SOURCE RECORDS

────────────────────────────────────────

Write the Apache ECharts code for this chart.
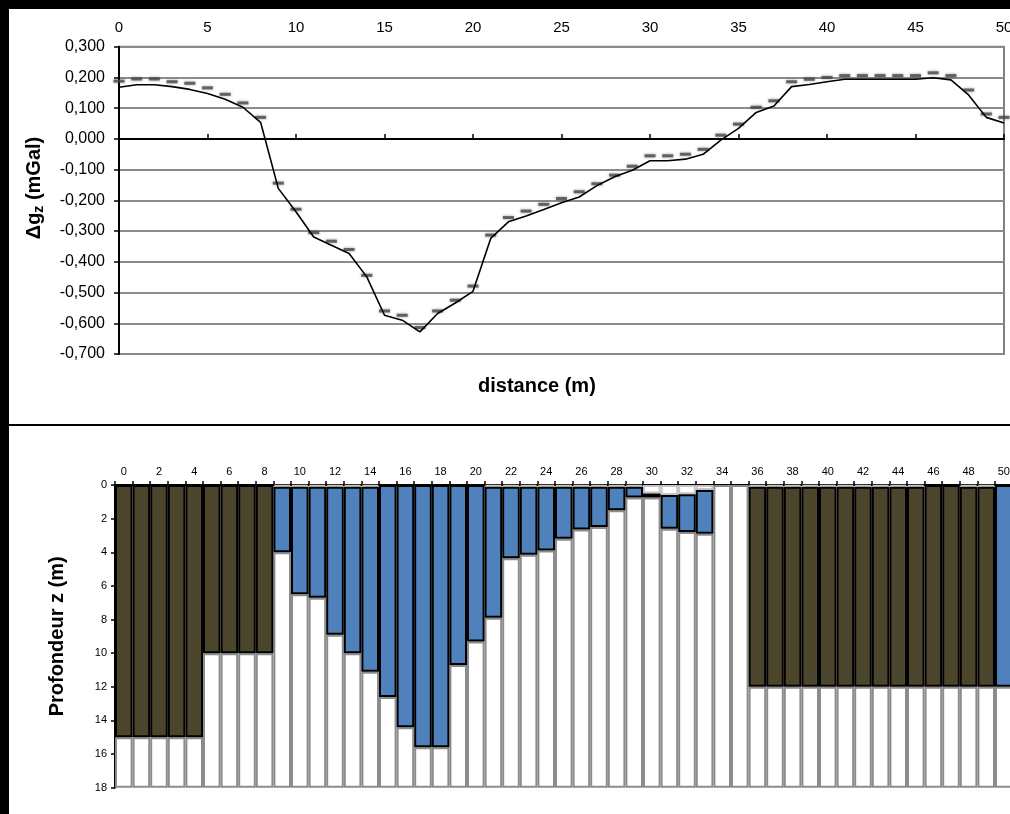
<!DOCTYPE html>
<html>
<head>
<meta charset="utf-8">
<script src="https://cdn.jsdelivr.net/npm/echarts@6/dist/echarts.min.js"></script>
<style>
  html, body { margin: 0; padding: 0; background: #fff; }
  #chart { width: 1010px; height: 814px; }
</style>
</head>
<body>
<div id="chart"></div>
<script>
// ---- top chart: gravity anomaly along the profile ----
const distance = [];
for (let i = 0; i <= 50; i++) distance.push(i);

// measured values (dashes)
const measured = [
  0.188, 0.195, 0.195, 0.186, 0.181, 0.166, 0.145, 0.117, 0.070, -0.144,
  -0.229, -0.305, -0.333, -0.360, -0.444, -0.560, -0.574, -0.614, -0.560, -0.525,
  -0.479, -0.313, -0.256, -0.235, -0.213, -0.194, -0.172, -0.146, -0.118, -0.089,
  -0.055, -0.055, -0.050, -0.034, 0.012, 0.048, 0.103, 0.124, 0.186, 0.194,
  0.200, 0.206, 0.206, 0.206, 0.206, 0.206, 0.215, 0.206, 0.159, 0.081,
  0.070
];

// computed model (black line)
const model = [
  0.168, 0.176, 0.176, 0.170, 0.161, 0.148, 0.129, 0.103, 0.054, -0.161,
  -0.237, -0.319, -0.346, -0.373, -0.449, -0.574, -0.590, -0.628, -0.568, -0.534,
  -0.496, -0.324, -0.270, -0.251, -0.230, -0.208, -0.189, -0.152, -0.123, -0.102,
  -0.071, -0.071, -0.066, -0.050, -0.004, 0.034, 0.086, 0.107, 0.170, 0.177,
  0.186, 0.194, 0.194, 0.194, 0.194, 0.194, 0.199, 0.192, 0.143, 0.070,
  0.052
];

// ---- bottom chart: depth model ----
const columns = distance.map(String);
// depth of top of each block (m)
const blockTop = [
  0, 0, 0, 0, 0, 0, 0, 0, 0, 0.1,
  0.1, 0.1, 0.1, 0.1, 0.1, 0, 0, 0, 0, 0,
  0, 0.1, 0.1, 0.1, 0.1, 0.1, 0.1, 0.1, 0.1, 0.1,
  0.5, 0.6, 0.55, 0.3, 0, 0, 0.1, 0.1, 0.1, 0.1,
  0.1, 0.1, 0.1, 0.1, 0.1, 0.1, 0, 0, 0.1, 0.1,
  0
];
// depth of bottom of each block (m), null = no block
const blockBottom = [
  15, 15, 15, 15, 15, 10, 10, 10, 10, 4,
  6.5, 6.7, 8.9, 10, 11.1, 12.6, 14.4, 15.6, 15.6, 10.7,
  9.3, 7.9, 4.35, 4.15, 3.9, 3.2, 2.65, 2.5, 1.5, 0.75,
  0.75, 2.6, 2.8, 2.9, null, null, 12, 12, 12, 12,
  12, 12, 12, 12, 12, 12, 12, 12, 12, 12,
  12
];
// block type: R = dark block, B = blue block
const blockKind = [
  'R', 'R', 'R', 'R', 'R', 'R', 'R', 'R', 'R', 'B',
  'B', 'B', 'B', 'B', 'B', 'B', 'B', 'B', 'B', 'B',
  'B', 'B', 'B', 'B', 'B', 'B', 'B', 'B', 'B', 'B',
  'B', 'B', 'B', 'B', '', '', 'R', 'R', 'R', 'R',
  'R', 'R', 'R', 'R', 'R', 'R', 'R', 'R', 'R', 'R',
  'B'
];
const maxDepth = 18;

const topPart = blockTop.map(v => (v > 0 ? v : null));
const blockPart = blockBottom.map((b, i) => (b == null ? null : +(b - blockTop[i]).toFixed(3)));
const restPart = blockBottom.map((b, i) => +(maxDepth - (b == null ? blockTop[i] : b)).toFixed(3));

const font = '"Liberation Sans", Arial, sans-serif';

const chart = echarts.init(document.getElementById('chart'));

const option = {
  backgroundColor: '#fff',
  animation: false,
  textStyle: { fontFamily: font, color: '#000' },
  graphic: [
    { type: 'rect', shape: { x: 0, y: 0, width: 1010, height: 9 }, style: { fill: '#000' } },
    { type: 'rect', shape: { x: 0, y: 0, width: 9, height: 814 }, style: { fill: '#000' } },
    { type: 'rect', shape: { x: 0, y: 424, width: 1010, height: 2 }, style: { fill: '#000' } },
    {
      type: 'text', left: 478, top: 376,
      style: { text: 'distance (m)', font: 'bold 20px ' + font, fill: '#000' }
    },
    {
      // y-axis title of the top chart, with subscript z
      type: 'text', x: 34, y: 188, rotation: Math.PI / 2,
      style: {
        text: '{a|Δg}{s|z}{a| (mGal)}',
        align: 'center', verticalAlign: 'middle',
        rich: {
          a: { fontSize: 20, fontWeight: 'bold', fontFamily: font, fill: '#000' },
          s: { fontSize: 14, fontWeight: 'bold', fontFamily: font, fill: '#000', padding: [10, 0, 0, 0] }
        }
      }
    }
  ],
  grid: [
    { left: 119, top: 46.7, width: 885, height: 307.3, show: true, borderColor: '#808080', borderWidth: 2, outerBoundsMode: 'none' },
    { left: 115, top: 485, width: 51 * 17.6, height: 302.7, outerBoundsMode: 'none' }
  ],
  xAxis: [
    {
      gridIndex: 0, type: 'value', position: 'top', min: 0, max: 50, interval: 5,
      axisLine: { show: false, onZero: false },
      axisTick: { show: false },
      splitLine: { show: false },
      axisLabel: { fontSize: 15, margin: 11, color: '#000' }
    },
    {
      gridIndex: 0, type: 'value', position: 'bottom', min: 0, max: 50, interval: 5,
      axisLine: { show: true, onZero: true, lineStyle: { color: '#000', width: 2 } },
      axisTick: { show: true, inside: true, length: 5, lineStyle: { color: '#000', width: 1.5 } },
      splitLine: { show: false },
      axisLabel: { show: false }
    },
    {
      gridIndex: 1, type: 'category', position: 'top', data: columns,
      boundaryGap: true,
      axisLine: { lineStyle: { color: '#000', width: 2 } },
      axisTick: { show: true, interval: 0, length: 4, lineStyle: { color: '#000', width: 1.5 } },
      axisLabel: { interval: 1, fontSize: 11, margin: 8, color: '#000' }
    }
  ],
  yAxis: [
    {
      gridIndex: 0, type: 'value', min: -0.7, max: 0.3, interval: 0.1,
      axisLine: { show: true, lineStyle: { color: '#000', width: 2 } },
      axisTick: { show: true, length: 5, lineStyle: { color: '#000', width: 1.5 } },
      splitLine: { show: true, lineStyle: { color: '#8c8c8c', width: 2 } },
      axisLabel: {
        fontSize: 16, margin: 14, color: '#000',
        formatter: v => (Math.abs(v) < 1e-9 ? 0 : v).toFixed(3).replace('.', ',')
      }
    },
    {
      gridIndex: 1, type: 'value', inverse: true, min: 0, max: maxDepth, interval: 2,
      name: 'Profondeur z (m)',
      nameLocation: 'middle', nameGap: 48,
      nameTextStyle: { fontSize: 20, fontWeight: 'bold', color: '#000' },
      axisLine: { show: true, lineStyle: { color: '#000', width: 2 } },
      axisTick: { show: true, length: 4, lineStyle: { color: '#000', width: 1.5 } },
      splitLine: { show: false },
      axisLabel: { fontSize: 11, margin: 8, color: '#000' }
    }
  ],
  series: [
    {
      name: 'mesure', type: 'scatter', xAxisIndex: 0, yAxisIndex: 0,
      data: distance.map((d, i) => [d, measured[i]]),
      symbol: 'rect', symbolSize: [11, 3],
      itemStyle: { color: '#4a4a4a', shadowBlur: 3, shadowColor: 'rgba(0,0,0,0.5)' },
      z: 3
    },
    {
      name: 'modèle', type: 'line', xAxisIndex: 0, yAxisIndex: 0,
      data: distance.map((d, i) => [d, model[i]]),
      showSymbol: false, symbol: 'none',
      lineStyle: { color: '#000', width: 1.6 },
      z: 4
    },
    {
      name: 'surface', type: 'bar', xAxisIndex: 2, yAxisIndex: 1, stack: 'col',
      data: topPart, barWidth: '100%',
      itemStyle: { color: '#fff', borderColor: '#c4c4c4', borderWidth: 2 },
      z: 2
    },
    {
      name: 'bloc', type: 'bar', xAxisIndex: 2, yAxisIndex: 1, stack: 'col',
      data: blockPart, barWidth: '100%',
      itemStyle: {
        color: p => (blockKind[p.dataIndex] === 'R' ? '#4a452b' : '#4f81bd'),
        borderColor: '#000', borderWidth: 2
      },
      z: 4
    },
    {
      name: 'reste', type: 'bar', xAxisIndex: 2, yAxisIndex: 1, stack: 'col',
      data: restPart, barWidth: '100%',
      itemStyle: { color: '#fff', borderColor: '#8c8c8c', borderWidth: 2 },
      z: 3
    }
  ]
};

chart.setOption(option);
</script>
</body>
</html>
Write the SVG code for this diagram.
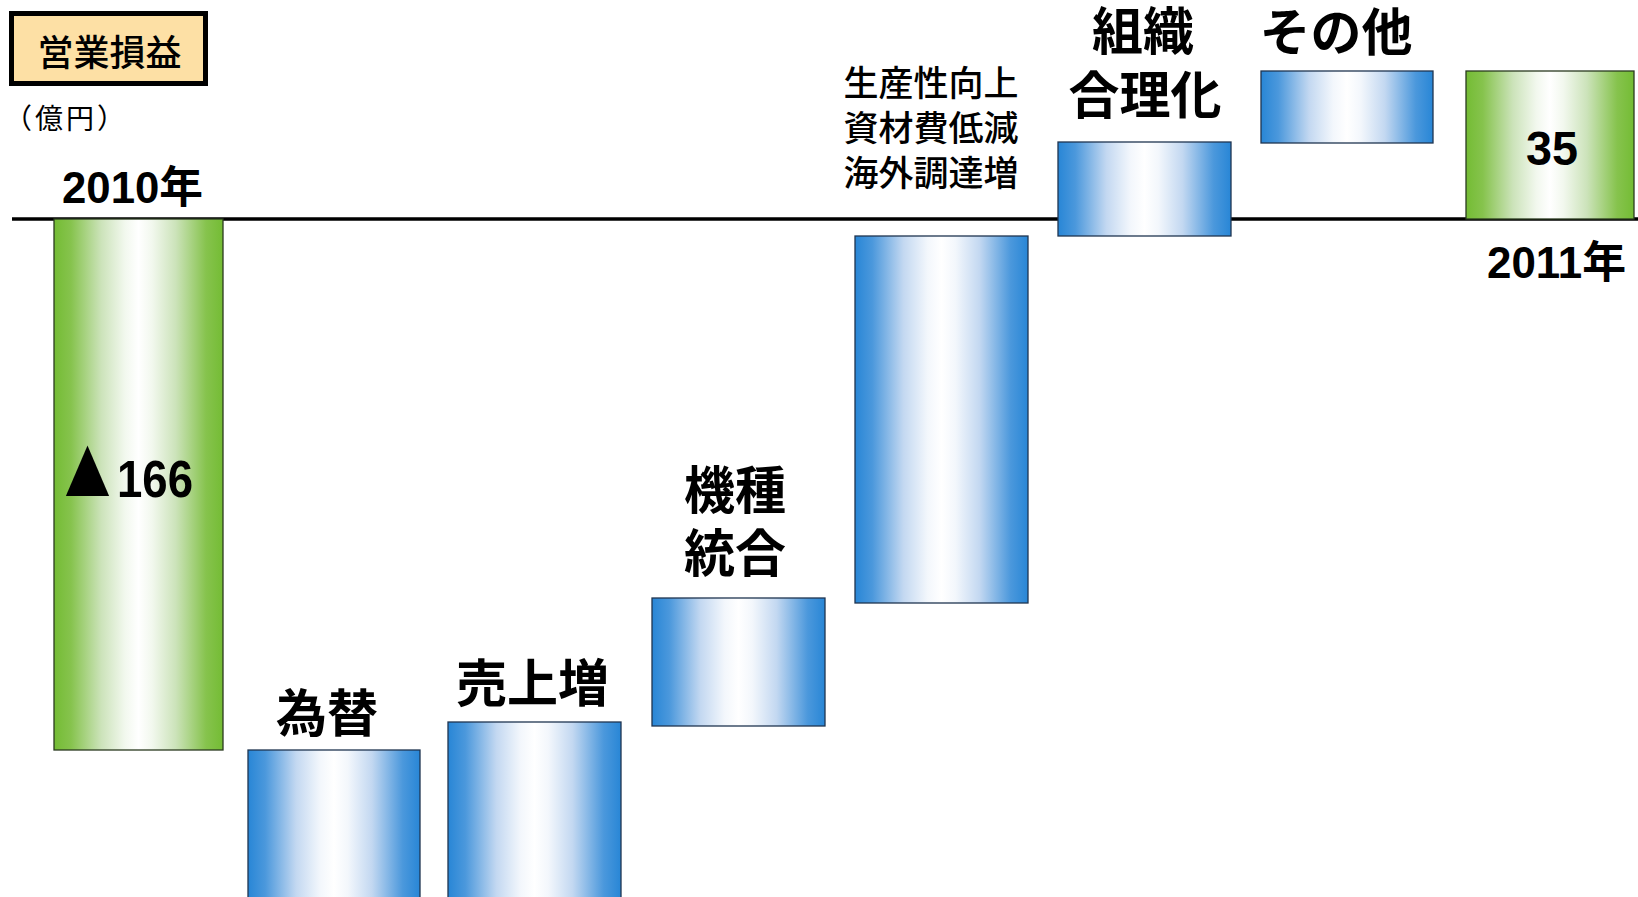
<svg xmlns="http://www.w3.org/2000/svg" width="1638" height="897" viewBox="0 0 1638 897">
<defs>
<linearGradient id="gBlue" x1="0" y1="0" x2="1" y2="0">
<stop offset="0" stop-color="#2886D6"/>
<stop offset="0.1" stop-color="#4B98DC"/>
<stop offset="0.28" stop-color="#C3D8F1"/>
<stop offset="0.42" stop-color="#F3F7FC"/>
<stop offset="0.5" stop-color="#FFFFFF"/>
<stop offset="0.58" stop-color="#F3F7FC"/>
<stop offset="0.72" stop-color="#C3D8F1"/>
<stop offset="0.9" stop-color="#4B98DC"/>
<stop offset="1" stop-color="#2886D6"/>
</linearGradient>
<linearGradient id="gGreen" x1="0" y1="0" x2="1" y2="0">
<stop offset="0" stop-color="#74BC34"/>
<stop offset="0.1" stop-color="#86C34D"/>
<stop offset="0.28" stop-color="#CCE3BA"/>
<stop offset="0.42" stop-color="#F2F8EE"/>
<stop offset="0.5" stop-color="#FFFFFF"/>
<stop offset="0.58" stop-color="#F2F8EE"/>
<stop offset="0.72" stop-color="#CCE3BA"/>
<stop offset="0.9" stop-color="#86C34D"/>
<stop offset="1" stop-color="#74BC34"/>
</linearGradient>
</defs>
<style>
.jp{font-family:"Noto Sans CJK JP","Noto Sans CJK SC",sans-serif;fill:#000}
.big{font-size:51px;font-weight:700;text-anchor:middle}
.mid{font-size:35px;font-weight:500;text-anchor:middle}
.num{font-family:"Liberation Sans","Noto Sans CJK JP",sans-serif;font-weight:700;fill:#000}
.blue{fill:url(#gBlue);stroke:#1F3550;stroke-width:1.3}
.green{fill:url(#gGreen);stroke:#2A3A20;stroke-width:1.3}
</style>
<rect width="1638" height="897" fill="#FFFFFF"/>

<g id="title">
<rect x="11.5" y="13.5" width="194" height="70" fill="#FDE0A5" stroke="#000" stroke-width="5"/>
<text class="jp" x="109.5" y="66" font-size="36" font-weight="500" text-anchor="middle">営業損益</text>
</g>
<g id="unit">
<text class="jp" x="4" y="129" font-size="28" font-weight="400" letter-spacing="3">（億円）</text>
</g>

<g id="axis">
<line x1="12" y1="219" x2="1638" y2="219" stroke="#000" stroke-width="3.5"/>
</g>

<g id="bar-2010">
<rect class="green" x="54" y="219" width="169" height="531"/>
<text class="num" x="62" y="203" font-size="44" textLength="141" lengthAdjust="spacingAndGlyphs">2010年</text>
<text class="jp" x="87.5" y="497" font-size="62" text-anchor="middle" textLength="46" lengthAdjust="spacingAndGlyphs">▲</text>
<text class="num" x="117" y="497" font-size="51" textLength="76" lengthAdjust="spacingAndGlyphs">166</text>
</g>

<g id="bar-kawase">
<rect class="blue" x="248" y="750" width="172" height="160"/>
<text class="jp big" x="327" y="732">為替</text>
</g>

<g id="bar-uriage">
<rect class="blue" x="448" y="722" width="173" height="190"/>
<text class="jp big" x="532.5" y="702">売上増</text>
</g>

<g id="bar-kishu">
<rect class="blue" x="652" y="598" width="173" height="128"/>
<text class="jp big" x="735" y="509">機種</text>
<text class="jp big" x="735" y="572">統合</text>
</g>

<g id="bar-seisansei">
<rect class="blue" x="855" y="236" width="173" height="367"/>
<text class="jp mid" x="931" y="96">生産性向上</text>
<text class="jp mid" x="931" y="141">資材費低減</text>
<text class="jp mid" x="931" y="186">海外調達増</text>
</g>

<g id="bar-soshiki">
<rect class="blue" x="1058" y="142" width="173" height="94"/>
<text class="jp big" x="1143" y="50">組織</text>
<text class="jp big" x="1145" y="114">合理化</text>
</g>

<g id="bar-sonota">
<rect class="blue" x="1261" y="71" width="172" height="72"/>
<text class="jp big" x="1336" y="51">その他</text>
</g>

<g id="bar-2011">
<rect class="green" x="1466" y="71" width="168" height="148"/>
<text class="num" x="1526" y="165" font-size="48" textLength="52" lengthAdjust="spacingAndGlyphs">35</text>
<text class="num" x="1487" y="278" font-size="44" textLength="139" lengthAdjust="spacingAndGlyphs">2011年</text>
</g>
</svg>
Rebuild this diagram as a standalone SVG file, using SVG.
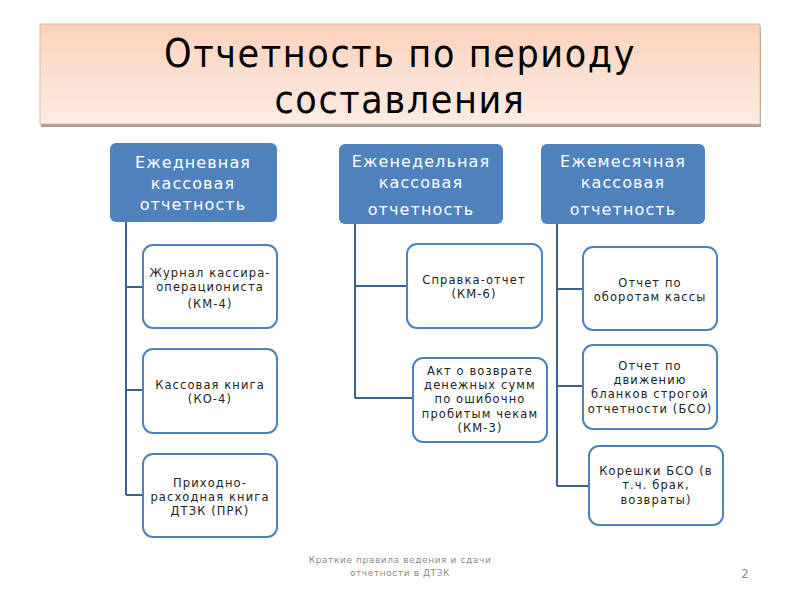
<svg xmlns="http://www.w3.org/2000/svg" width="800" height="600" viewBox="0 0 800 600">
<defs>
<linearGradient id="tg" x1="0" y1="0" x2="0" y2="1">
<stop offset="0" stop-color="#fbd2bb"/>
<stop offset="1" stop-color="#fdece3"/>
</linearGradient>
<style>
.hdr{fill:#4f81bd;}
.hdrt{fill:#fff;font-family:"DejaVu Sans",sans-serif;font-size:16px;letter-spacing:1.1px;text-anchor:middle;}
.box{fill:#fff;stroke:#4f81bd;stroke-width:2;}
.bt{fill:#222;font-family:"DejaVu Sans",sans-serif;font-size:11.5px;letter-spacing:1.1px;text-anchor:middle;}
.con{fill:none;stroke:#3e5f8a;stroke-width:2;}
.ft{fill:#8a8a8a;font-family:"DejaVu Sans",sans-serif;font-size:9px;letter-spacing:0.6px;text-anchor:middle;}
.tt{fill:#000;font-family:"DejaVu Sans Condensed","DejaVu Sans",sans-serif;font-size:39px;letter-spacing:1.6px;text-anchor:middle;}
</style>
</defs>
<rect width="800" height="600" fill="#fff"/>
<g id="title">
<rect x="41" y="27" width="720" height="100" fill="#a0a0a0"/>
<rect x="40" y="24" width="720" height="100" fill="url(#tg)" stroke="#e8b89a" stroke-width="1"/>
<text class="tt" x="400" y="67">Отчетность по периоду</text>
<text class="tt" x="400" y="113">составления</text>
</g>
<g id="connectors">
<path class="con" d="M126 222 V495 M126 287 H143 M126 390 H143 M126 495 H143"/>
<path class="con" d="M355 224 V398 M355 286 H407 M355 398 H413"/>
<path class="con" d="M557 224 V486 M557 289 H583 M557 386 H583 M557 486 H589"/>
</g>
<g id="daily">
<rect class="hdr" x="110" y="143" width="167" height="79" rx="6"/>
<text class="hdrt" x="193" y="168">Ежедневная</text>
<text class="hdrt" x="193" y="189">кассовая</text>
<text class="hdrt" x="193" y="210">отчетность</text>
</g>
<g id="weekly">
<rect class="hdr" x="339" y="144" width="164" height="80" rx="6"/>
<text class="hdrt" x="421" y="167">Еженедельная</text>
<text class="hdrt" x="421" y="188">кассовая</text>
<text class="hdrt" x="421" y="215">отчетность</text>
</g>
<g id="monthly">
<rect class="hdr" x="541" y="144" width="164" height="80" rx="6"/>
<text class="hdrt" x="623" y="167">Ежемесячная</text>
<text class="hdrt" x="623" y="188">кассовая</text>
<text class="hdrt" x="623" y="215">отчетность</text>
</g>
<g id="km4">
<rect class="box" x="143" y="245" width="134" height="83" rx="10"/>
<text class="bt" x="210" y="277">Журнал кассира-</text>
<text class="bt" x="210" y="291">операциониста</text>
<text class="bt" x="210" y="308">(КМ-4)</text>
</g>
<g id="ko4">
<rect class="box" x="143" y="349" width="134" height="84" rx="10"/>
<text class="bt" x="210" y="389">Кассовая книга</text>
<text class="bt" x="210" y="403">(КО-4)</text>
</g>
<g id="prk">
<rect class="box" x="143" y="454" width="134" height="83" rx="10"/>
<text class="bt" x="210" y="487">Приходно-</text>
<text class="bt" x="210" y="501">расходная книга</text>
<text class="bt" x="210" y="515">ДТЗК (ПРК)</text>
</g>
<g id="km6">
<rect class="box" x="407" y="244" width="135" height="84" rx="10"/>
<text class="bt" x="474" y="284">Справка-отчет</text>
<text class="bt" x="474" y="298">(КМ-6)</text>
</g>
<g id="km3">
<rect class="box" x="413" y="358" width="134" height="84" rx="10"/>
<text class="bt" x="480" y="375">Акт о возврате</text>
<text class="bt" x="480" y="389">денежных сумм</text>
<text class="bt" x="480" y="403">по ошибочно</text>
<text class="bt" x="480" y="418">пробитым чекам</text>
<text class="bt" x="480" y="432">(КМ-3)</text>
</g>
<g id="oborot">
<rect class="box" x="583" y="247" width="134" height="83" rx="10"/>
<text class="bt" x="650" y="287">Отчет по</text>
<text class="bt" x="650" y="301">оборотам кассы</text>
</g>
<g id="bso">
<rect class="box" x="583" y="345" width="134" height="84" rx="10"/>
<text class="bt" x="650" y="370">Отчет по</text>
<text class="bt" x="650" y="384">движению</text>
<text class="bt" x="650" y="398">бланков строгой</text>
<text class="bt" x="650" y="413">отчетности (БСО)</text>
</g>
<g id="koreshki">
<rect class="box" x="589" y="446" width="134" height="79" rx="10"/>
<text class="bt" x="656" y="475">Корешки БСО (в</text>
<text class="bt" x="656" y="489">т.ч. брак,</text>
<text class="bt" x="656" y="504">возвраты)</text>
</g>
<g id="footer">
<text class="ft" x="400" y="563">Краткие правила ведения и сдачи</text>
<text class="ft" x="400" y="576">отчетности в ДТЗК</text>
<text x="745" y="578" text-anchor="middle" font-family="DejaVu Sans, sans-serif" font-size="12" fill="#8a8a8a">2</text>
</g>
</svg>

────────────────────────────────────────

In the entries above, find every line with the word "code" and list it.

FULL SOLUTION
Write the Apache ECharts code for this chart.
Write the SVG code for this diagram.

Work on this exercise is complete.